Tulsi Gabbard resigns as Trump's director of national intelligence
Tulsi Gabbard was appointed as director of national intelligence at the start of Trump's second term as US president.
US director of national intelligence Tulsi Gabbard announced her resignation on Friday, citing her husband's ill health in a post on social media site X.
Gabbard said in a letter to US President Donald Trump posted on X that she was resigning in order to look after her husband following his diagnosis of "an extremely rare form of bone cancer", and would leave the administration on 30 June.
In a social media post of his own, Trump said Gabbard had done "an incredible job", adding that her deputy Aaron Lukas would serve as acting director of national intelligence.
Formerly a member of the Democratic Party, Gabbard ran as a presidential candidate in the party's primaries in 2020 on a progressive, anti-interventionist platform. She later dropped out before endorsing the eventual US President, Joe Biden.
Gabbard left the Democratic Party in 2022 to become an independent, decrying her former political home as being dominated by an "elitist cabal of warmongers" and "woke" ideologues. She then endorsed Donald Trump ahead of the 2024 presidential election before joining the Republican Party later that year.
She is the fourth cabinet departure of Trump's second term as president after Attorney General Pam Bondi, Labour Secretary Lori Chavez-DeRemer and Homeland Security Secretary Kristi Noem.
Opposition to foreign wars brought her at odds with Trump
There had been rumours in recent months that Gabbard would split with Trump after the president's decision to strike Iran.
Gabbard had built a political identity based on opposition to foreign wars, which put her in an awkward position when the US and Israel launched attacks on Iran on 28 February.
At a congressional hearing in March, she was careful to steer clear of explicit endorsement of the US administration's decision to launch a war against Iran, repeatedly avoiding questions about whether the US had been warned about the potential consequences of the conflict and Iran's closure of the Strait of Hormuz.
Earlier this week, she testified to lawmakers during an annual threats hearing that strikes on Iran last June had “obliterated” the country's nuclear programme and that there had been no subsequent effort to rebuild it.
The statement seemed to complicate assertions by Trump several members of his cabinet who insisted that Iran had posed an imminent threat. This caused another series of awkward exchanges with lawmakers who asked Gabbard for her opinion on Iran’s threat as the nation’s top intelligence official. She repeatedly said that it was Trump’s decision to strike, not hers.
A tenure marked by big changes
Upon taking office, Gabbard promised to get rid of what she called the politicisation of intelligence by government insiders. However, she soon pivoted to using her office to support some of Trump's most partisan arguments, including his claim that he won the 2020 US presidential election.
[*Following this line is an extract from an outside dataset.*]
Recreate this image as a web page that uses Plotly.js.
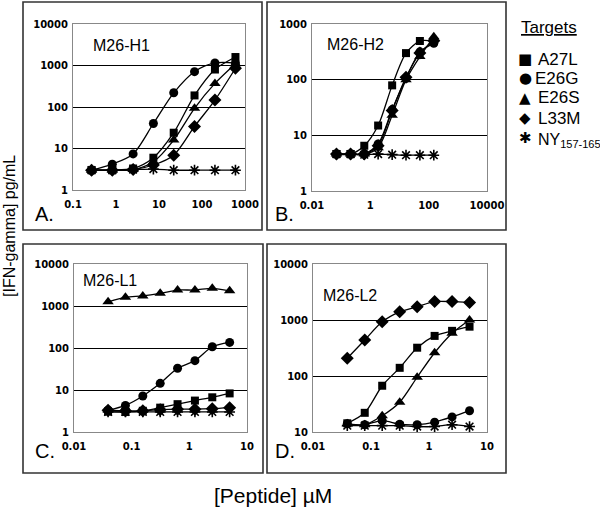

She also worked to undermine the results of earlier investigations into Trump's Russia ties.
During her tenure, she oversaw a significant reduction in the intelligence workforce.
Gabbard was born in the US territory of American Samoa and was raised in Hawaii. She was elected as a 21-year-old to Hawaii's House of Representatives but then left after one term when her National Guard unit deployed to Iraq.
She is the first American Samoan to be elected to Congress, and became known during her four House terms for speaking out against the Democratic Party's leadership. She supported Bernie Sanders in the 2016 Democratic presidential primary, which made her a well known figure in progressive politics in the US.